▶ **The input**:
:::

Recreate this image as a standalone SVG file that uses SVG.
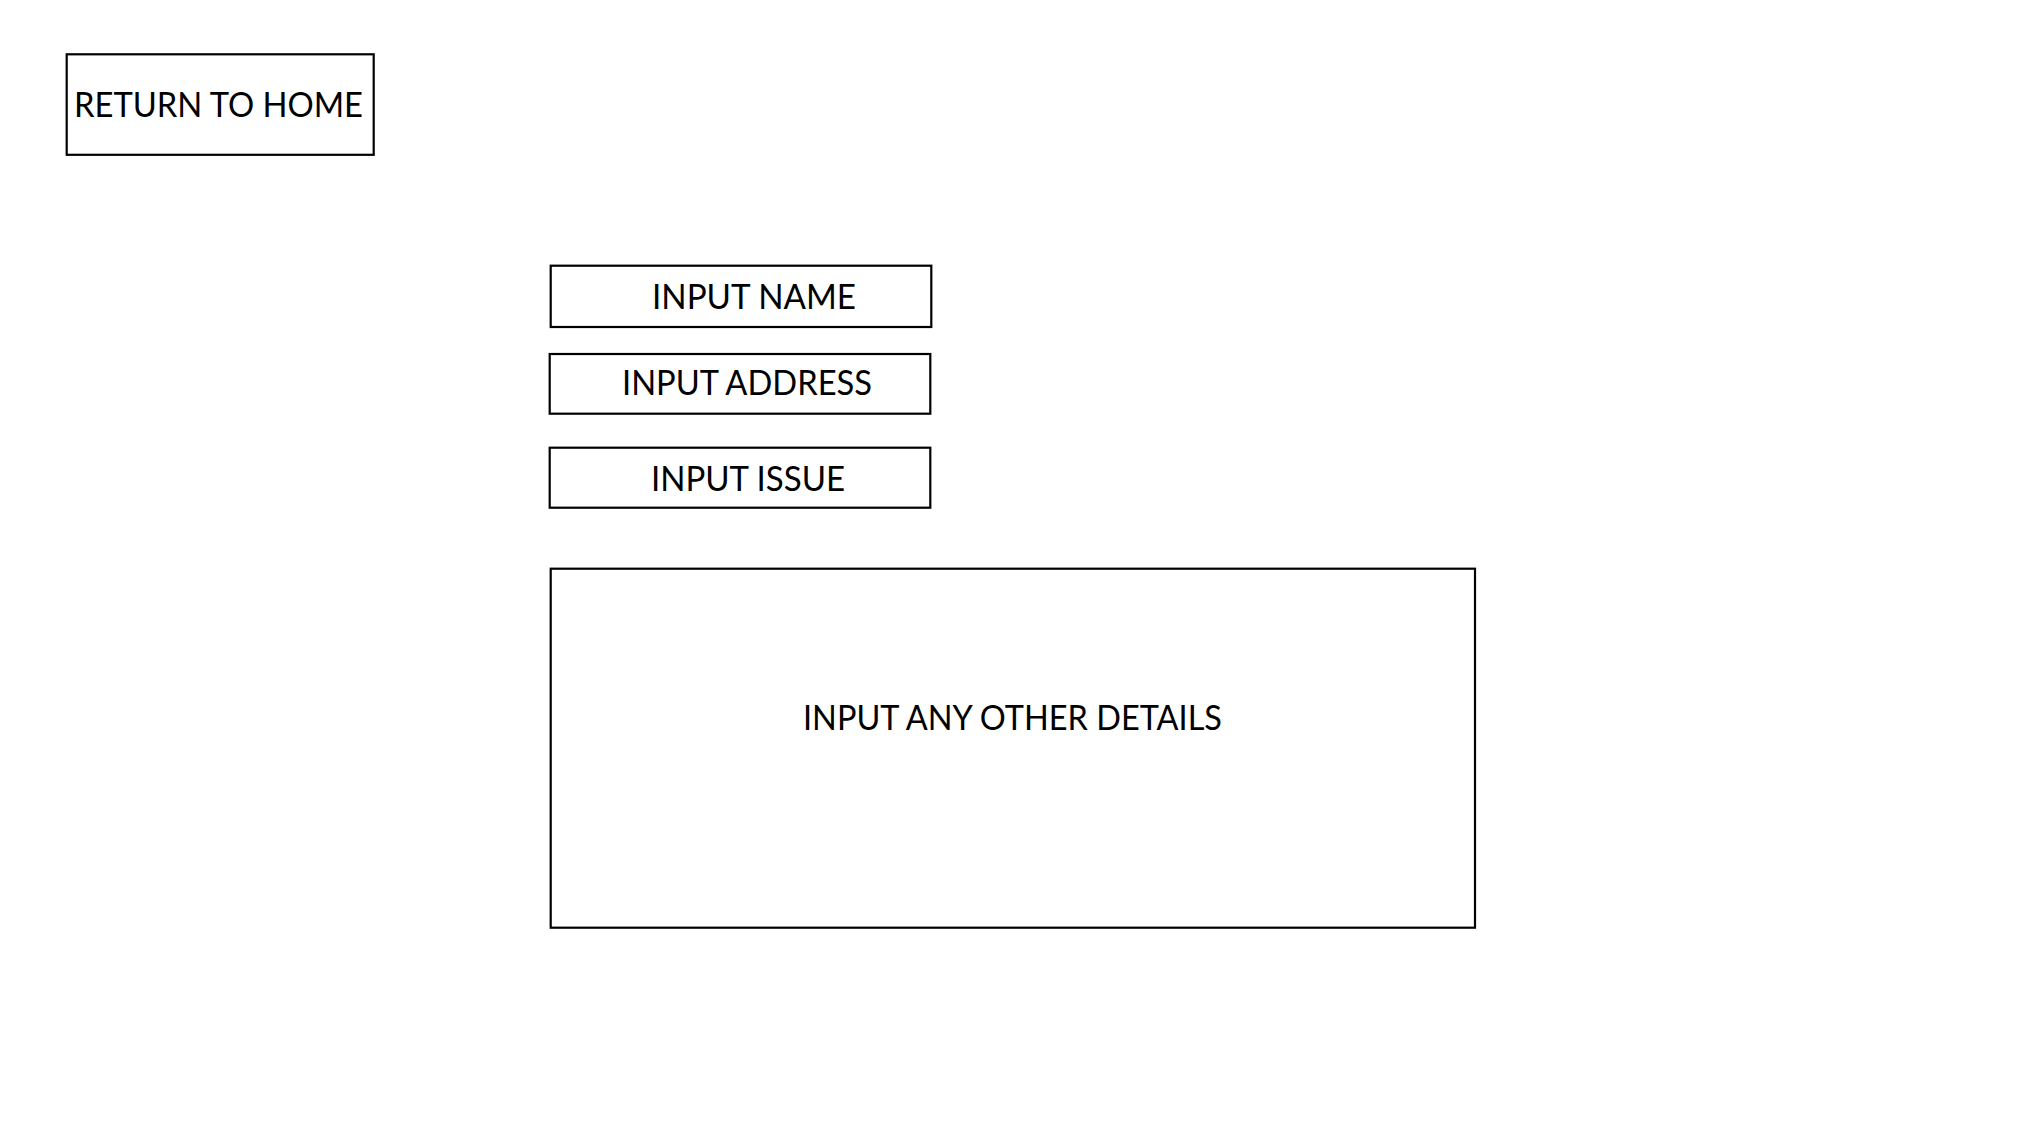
<svg xmlns="http://www.w3.org/2000/svg" width="2034" height="1140" viewBox="0 0 2034 1140">
<style>
.box{fill:#ffffff;stroke:#000000;stroke-width:2.2}
.lbl{font-family:Lato,"Open Sans","Liberation Sans",sans-serif;font-size:34px;fill:#000000}
</style>
<rect x="0" y="0" width="2034" height="1140" fill="#ffffff"/>
<g id="return-home">
<rect class="box" x="66.7" y="54.3" width="307" height="100.5"/>
<text class="lbl" x="74" y="117.3" textLength="289" lengthAdjust="spacingAndGlyphs">RETURN TO HOME</text>
</g>
<g id="input-name">
<rect class="box" x="550.7" y="265.7" width="380.6" height="61.3"/>
<text class="lbl" x="652" y="309.3" textLength="204" lengthAdjust="spacingAndGlyphs">INPUT NAME</text>
</g>
<g id="input-address">
<rect class="box" x="549.7" y="354" width="380.6" height="59.7"/>
<text class="lbl" x="622" y="394.7" textLength="250" lengthAdjust="spacingAndGlyphs">INPUT ADDRESS</text>
</g>
<g id="input-issue">
<rect class="box" x="549.7" y="447.7" width="380.6" height="60"/>
<text class="lbl" x="651" y="490.7" textLength="194" lengthAdjust="spacingAndGlyphs">INPUT ISSUE</text>
</g>
<g id="input-details">
<rect class="box" x="550.7" y="568.7" width="924.3" height="359"/>
<text class="lbl" x="803" y="730" textLength="419" lengthAdjust="spacingAndGlyphs">INPUT ANY OTHER DETAILS</text>
</g>
<g id="connectors"></g>
</svg>
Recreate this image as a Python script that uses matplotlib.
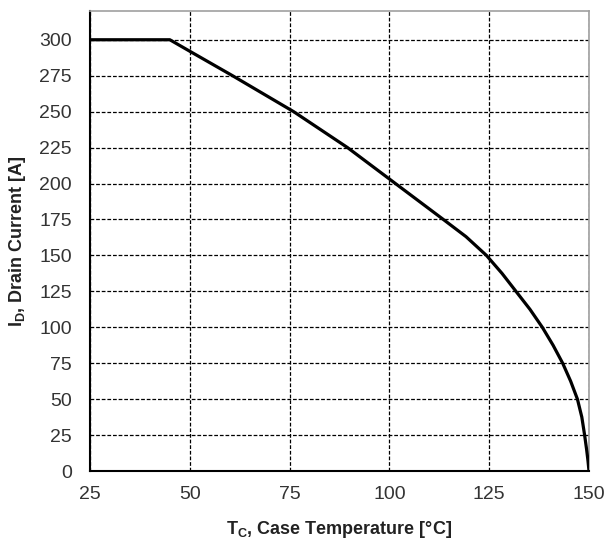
import matplotlib.pyplot as plt

# derating curve
temp = [25, 45, 50, 60.7, 76, 89.5, 101.5, 113.5, 119.2, 124.3, 128.2, 131.7, 135.2, 138.3,
        141.0, 143.4, 145.4, 147.1, 148.2, 148.9, 149.4, 149.75, 150]
current = [300, 300, 292, 275, 250, 225, 200, 175, 163, 150, 137.5, 125, 112.5, 100,
           87.5, 75, 62.5, 50, 37.5, 25, 15, 7, 0]

xticks = [25, 50, 75, 100, 125, 150]
yticks = [0, 25, 50, 75, 100, 125, 150, 175, 200, 225, 250, 275, 300]

plt.rcParams['font.family'] = ['Liberation Sans', 'DejaVu Sans']

fig = plt.figure(figsize=(6.09, 5.4), dpi=100)
ax = fig.add_axes([90 / 609, 1 - 471 / 540, 499 / 609, 460 / 540])

ax.plot(temp, current, color='black', linewidth=2.3, solid_joinstyle='round', zorder=3)

ax.set_xlim(25, 150)
ax.set_ylim(0, 320)
ax.set_xticks(xticks)
ax.set_yticks(yticks)
ax.tick_params(length=0, labelsize=14, labelcolor='#333333')
ax.tick_params(axis='y', pad=13)
ax.tick_params(axis='x', pad=11)
ax.grid(True, color='black', linestyle=(0, (3, 1.5)), linewidth=0.9)
ax.set_axisbelow(True)

for s in ['top', 'right']:
    ax.spines[s].set_color('#a0a0a0')
    ax.spines[s].set_linewidth(1.2)
for s in ['left', 'bottom']:
    ax.spines[s].set_color('black')
    ax.spines[s].set_linewidth(1.5)

ax.set_xlabel('T$_\\mathregular{C}$, Case Temperature [°C]', fontsize=13, fontweight='bold',
              color='#222222', labelpad=11)
ax.set_ylabel('I$_\\mathregular{D}$, Drain Current [A]', fontsize=13, fontweight='bold',
              color='#222222', labelpad=8)

fig.savefig('out.png', dpi=100)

:::

▶ **Goal**:
Please set down each line of the data above exactly as written, without the pictures.

▶ **Response to this task**:
Recreate this image as a standalone SVG file that uses SVG.
<svg xmlns="http://www.w3.org/2000/svg" width="2034" height="1140" viewBox="0 0 2034 1140">
<style>
.box{fill:#ffffff;stroke:#000000;stroke-width:2.2}
.lbl{font-family:Lato,"Open Sans","Liberation Sans",sans-serif;font-size:34px;fill:#000000}
</style>
<rect x="0" y="0" width="2034" height="1140" fill="#ffffff"/>
<g id="return-home">
<rect class="box" x="66.7" y="54.3" width="307" height="100.5"/>
<text class="lbl" x="74" y="117.3" textLength="289" lengthAdjust="spacingAndGlyphs">RETURN TO HOME</text>
</g>
<g id="input-name">
<rect class="box" x="550.7" y="265.7" width="380.6" height="61.3"/>
<text class="lbl" x="652" y="309.3" textLength="204" lengthAdjust="spacingAndGlyphs">INPUT NAME</text>
</g>
<g id="input-address">
<rect class="box" x="549.7" y="354" width="380.6" height="59.7"/>
<text class="lbl" x="622" y="394.7" textLength="250" lengthAdjust="spacingAndGlyphs">INPUT ADDRESS</text>
</g>
<g id="input-issue">
<rect class="box" x="549.7" y="447.7" width="380.6" height="60"/>
<text class="lbl" x="651" y="490.7" textLength="194" lengthAdjust="spacingAndGlyphs">INPUT ISSUE</text>
</g>
<g id="input-details">
<rect class="box" x="550.7" y="568.7" width="924.3" height="359"/>
<text class="lbl" x="803" y="730" textLength="419" lengthAdjust="spacingAndGlyphs">INPUT ANY OTHER DETAILS</text>
</g>
<g id="connectors"></g>
</svg>
Recreate this image as a Python script that uses matplotlib.
import matplotlib.pyplot as plt

# derating curve
temp = [25, 45, 50, 60.7, 76, 89.5, 101.5, 113.5, 119.2, 124.3, 128.2, 131.7, 135.2, 138.3,
        141.0, 143.4, 145.4, 147.1, 148.2, 148.9, 149.4, 149.75, 150]
current = [300, 300, 292, 275, 250, 225, 200, 175, 163, 150, 137.5, 125, 112.5, 100,
           87.5, 75, 62.5, 50, 37.5, 25, 15, 7, 0]

xticks = [25, 50, 75, 100, 125, 150]
yticks = [0, 25, 50, 75, 100, 125, 150, 175, 200, 225, 250, 275, 300]

plt.rcParams['font.family'] = ['Liberation Sans', 'DejaVu Sans']

fig = plt.figure(figsize=(6.09, 5.4), dpi=100)
ax = fig.add_axes([90 / 609, 1 - 471 / 540, 499 / 609, 460 / 540])

ax.plot(temp, current, color='black', linewidth=2.3, solid_joinstyle='round', zorder=3)

ax.set_xlim(25, 150)
ax.set_ylim(0, 320)
ax.set_xticks(xticks)
ax.set_yticks(yticks)
ax.tick_params(length=0, labelsize=14, labelcolor='#333333')
ax.tick_params(axis='y', pad=13)
ax.tick_params(axis='x', pad=11)
ax.grid(True, color='black', linestyle=(0, (3, 1.5)), linewidth=0.9)
ax.set_axisbelow(True)

for s in ['top', 'right']:
    ax.spines[s].set_color('#a0a0a0')
    ax.spines[s].set_linewidth(1.2)
for s in ['left', 'bottom']:
    ax.spines[s].set_color('black')
    ax.spines[s].set_linewidth(1.5)

ax.set_xlabel('T$_\\mathregular{C}$, Case Temperature [°C]', fontsize=13, fontweight='bold',
              color='#222222', labelpad=11)
ax.set_ylabel('I$_\\mathregular{D}$, Drain Current [A]', fontsize=13, fontweight='bold',
              color='#222222', labelpad=8)

fig.savefig('out.png', dpi=100)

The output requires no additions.